<<<<

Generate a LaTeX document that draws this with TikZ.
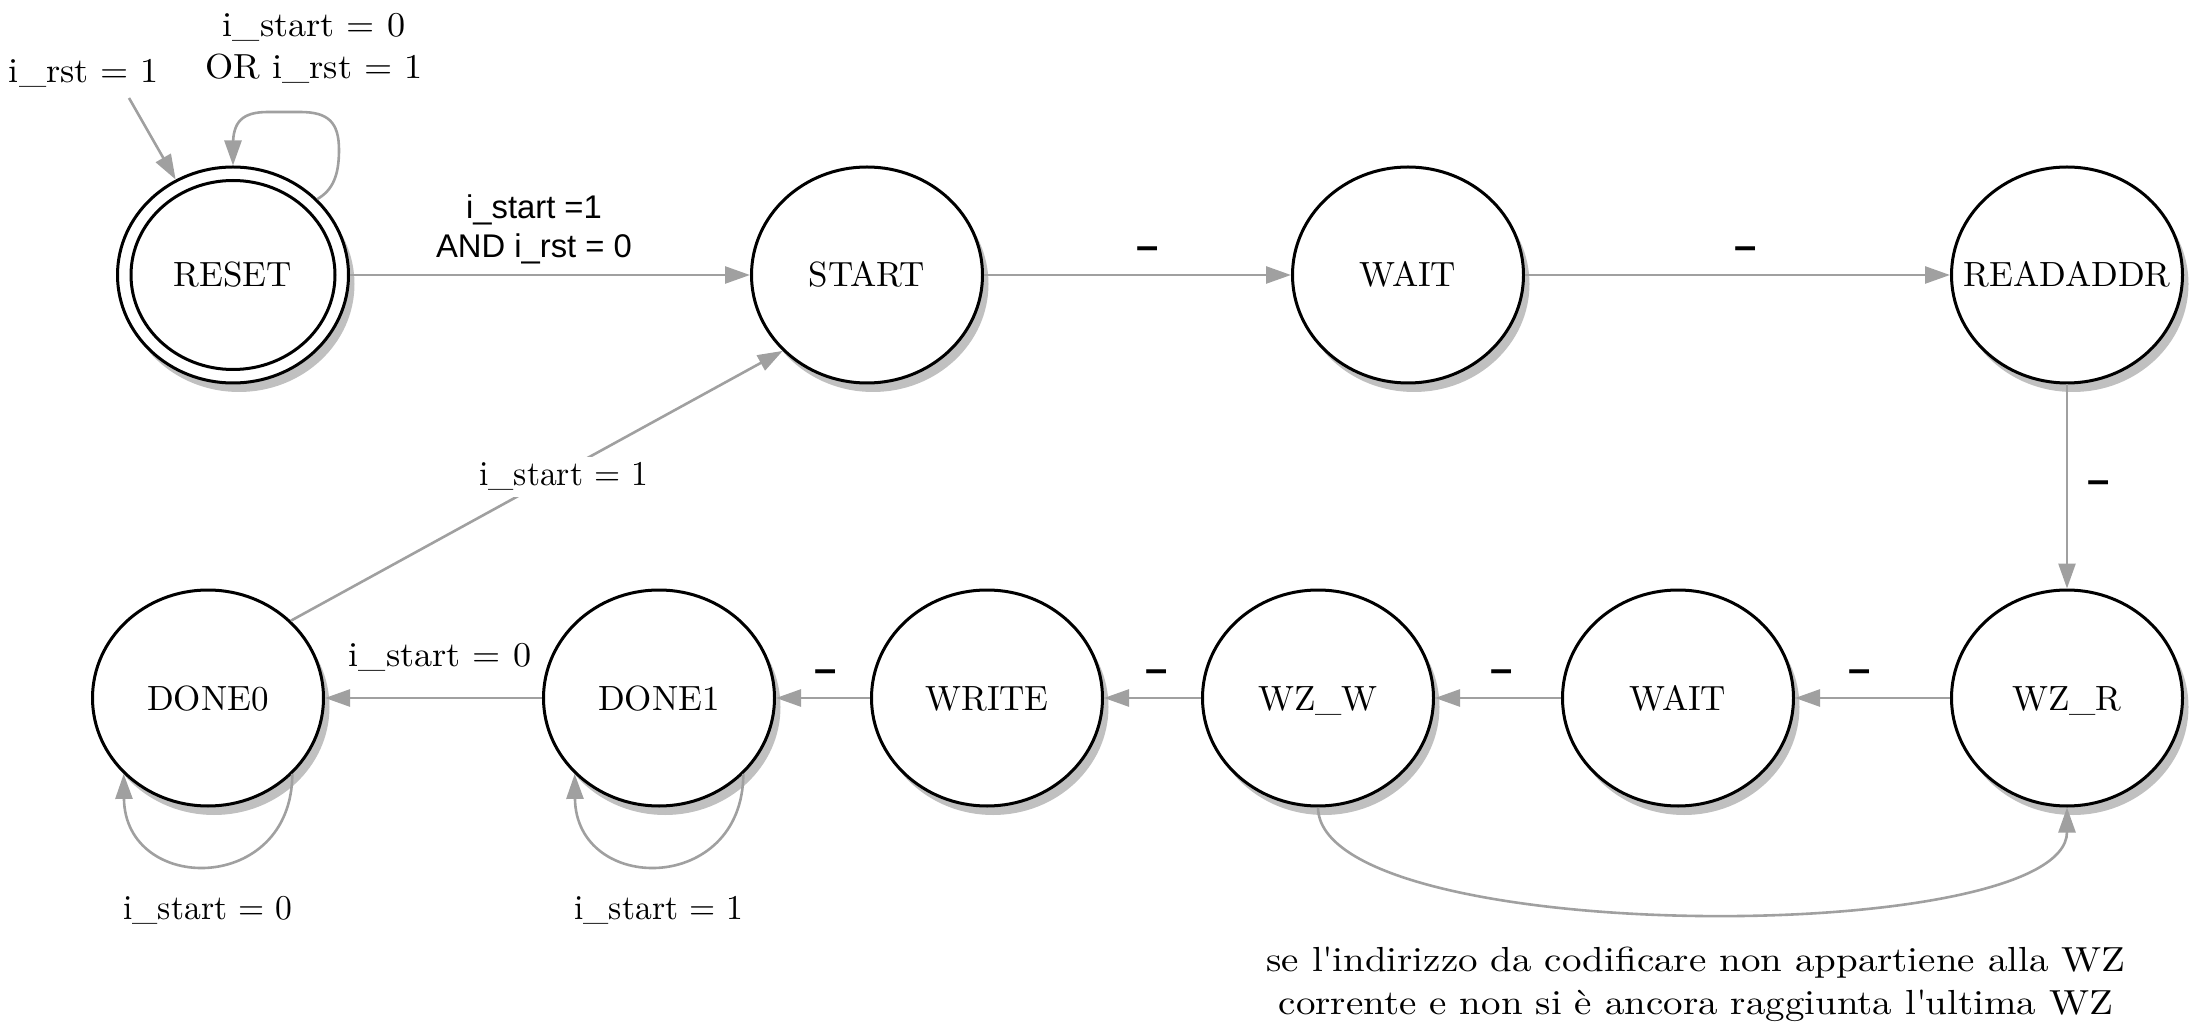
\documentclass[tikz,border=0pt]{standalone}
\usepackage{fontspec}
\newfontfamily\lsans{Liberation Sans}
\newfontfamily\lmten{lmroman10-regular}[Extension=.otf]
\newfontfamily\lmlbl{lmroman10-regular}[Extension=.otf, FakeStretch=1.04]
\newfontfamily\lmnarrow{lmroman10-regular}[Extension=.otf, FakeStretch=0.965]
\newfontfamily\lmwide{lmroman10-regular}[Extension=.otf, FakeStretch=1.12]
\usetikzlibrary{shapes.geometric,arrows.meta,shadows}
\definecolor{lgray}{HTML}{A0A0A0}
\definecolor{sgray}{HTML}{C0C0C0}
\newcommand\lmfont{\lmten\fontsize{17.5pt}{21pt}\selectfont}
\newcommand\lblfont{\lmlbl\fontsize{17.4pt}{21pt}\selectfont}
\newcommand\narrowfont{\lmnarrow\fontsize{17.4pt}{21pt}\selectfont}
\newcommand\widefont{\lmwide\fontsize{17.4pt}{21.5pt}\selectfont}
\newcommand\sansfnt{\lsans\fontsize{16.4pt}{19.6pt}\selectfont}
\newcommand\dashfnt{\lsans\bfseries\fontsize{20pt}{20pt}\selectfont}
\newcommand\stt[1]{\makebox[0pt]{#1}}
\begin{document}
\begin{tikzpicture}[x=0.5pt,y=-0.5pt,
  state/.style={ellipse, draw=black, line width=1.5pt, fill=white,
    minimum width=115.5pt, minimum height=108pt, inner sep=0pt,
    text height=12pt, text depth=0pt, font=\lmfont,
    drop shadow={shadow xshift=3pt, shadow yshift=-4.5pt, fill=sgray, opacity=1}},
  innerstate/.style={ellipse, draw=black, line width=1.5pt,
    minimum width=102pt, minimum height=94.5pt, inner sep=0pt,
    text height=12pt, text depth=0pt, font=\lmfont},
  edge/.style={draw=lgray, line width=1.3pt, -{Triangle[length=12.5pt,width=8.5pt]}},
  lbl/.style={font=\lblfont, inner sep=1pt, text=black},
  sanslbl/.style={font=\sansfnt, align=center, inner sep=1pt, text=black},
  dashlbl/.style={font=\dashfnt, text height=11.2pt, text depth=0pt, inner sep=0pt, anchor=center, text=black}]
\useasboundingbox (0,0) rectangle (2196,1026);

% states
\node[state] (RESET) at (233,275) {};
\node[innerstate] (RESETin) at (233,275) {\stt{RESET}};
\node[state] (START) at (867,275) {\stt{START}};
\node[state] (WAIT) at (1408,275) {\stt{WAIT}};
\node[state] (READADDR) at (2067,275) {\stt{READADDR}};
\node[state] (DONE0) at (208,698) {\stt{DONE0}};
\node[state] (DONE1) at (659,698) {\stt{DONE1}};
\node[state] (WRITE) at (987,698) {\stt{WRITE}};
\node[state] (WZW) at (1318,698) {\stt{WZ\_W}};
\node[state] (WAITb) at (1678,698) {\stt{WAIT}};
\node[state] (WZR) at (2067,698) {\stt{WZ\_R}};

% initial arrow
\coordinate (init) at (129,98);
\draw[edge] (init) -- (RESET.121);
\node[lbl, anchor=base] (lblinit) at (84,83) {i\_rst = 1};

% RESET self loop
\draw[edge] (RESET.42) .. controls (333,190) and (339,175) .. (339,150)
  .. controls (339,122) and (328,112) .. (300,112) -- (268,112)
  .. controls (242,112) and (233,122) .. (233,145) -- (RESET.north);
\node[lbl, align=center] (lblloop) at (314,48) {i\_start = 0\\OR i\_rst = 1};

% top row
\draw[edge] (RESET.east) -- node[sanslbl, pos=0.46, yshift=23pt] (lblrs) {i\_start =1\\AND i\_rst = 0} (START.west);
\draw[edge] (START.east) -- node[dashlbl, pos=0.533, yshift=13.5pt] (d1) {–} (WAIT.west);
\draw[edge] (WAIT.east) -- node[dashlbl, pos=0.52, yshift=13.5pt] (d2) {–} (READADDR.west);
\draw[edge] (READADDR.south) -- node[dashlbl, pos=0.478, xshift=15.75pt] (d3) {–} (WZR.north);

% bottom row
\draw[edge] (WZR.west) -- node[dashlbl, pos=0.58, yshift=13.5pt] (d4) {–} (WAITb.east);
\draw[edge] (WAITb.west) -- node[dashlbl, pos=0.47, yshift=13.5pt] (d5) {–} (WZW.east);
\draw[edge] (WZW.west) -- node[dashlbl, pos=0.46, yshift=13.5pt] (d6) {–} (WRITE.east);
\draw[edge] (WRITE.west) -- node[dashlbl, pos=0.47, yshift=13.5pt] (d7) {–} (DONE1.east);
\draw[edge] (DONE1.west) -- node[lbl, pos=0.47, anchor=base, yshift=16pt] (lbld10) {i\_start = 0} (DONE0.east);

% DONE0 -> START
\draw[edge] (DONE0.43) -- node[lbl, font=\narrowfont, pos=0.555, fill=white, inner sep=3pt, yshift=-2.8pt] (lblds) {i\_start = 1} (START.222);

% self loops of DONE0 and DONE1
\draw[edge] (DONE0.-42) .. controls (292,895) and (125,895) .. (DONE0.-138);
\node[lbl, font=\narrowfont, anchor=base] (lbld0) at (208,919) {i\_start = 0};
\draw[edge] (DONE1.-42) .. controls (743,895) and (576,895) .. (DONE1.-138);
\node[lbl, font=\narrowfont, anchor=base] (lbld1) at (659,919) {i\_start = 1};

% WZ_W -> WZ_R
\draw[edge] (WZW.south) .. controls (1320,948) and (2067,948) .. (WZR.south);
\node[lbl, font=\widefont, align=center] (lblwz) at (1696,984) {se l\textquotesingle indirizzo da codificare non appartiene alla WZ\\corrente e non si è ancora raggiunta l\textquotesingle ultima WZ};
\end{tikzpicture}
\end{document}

>>>>

• **Given exercise**: Keep every word of the data as it is when you write it out, but drop the pictures.

• **Task solution**:
Generate a LaTeX document that draws this with TikZ.
\documentclass[tikz,border=0pt]{standalone}
\usepackage{fontspec}
\newfontfamily\lsans{Liberation Sans}
\newfontfamily\lmten{lmroman10-regular}[Extension=.otf]
\newfontfamily\lmlbl{lmroman10-regular}[Extension=.otf, FakeStretch=1.04]
\newfontfamily\lmnarrow{lmroman10-regular}[Extension=.otf, FakeStretch=0.965]
\newfontfamily\lmwide{lmroman10-regular}[Extension=.otf, FakeStretch=1.12]
\usetikzlibrary{shapes.geometric,arrows.meta,shadows}
\definecolor{lgray}{HTML}{A0A0A0}
\definecolor{sgray}{HTML}{C0C0C0}
\newcommand\lmfont{\lmten\fontsize{17.5pt}{21pt}\selectfont}
\newcommand\lblfont{\lmlbl\fontsize{17.4pt}{21pt}\selectfont}
\newcommand\narrowfont{\lmnarrow\fontsize{17.4pt}{21pt}\selectfont}
\newcommand\widefont{\lmwide\fontsize{17.4pt}{21.5pt}\selectfont}
\newcommand\sansfnt{\lsans\fontsize{16.4pt}{19.6pt}\selectfont}
\newcommand\dashfnt{\lsans\bfseries\fontsize{20pt}{20pt}\selectfont}
\newcommand\stt[1]{\makebox[0pt]{#1}}
\begin{document}
\begin{tikzpicture}[x=0.5pt,y=-0.5pt,
  state/.style={ellipse, draw=black, line width=1.5pt, fill=white,
    minimum width=115.5pt, minimum height=108pt, inner sep=0pt,
    text height=12pt, text depth=0pt, font=\lmfont,
    drop shadow={shadow xshift=3pt, shadow yshift=-4.5pt, fill=sgray, opacity=1}},
  innerstate/.style={ellipse, draw=black, line width=1.5pt,
    minimum width=102pt, minimum height=94.5pt, inner sep=0pt,
    text height=12pt, text depth=0pt, font=\lmfont},
  edge/.style={draw=lgray, line width=1.3pt, -{Triangle[length=12.5pt,width=8.5pt]}},
  lbl/.style={font=\lblfont, inner sep=1pt, text=black},
  sanslbl/.style={font=\sansfnt, align=center, inner sep=1pt, text=black},
  dashlbl/.style={font=\dashfnt, text height=11.2pt, text depth=0pt, inner sep=0pt, anchor=center, text=black}]
\useasboundingbox (0,0) rectangle (2196,1026);

% states
\node[state] (RESET) at (233,275) {};
\node[innerstate] (RESETin) at (233,275) {\stt{RESET}};
\node[state] (START) at (867,275) {\stt{START}};
\node[state] (WAIT) at (1408,275) {\stt{WAIT}};
\node[state] (READADDR) at (2067,275) {\stt{READADDR}};
\node[state] (DONE0) at (208,698) {\stt{DONE0}};
\node[state] (DONE1) at (659,698) {\stt{DONE1}};
\node[state] (WRITE) at (987,698) {\stt{WRITE}};
\node[state] (WZW) at (1318,698) {\stt{WZ\_W}};
\node[state] (WAITb) at (1678,698) {\stt{WAIT}};
\node[state] (WZR) at (2067,698) {\stt{WZ\_R}};

% initial arrow
\coordinate (init) at (129,98);
\draw[edge] (init) -- (RESET.121);
\node[lbl, anchor=base] (lblinit) at (84,83) {i\_rst = 1};

% RESET self loop
\draw[edge] (RESET.42) .. controls (333,190) and (339,175) .. (339,150)
  .. controls (339,122) and (328,112) .. (300,112) -- (268,112)
  .. controls (242,112) and (233,122) .. (233,145) -- (RESET.north);
\node[lbl, align=center] (lblloop) at (314,48) {i\_start = 0\\OR i\_rst = 1};

% top row
\draw[edge] (RESET.east) -- node[sanslbl, pos=0.46, yshift=23pt] (lblrs) {i\_start =1\\AND i\_rst = 0} (START.west);
\draw[edge] (START.east) -- node[dashlbl, pos=0.533, yshift=13.5pt] (d1) {–} (WAIT.west);
\draw[edge] (WAIT.east) -- node[dashlbl, pos=0.52, yshift=13.5pt] (d2) {–} (READADDR.west);
\draw[edge] (READADDR.south) -- node[dashlbl, pos=0.478, xshift=15.75pt] (d3) {–} (WZR.north);

% bottom row
\draw[edge] (WZR.west) -- node[dashlbl, pos=0.58, yshift=13.5pt] (d4) {–} (WAITb.east);
\draw[edge] (WAITb.west) -- node[dashlbl, pos=0.47, yshift=13.5pt] (d5) {–} (WZW.east);
\draw[edge] (WZW.west) -- node[dashlbl, pos=0.46, yshift=13.5pt] (d6) {–} (WRITE.east);
\draw[edge] (WRITE.west) -- node[dashlbl, pos=0.47, yshift=13.5pt] (d7) {–} (DONE1.east);
\draw[edge] (DONE1.west) -- node[lbl, pos=0.47, anchor=base, yshift=16pt] (lbld10) {i\_start = 0} (DONE0.east);

% DONE0 -> START
\draw[edge] (DONE0.43) -- node[lbl, font=\narrowfont, pos=0.555, fill=white, inner sep=3pt, yshift=-2.8pt] (lblds) {i\_start = 1} (START.222);

% self loops of DONE0 and DONE1
\draw[edge] (DONE0.-42) .. controls (292,895) and (125,895) .. (DONE0.-138);
\node[lbl, font=\narrowfont, anchor=base] (lbld0) at (208,919) {i\_start = 0};
\draw[edge] (DONE1.-42) .. controls (743,895) and (576,895) .. (DONE1.-138);
\node[lbl, font=\narrowfont, anchor=base] (lbld1) at (659,919) {i\_start = 1};

% WZ_W -> WZ_R
\draw[edge] (WZW.south) .. controls (1320,948) and (2067,948) .. (WZR.south);
\node[lbl, font=\widefont, align=center] (lblwz) at (1696,984) {se l\textquotesingle indirizzo da codificare non appartiene alla WZ\\corrente e non si è ancora raggiunta l\textquotesingle ultima WZ};
\end{tikzpicture}
\end{document}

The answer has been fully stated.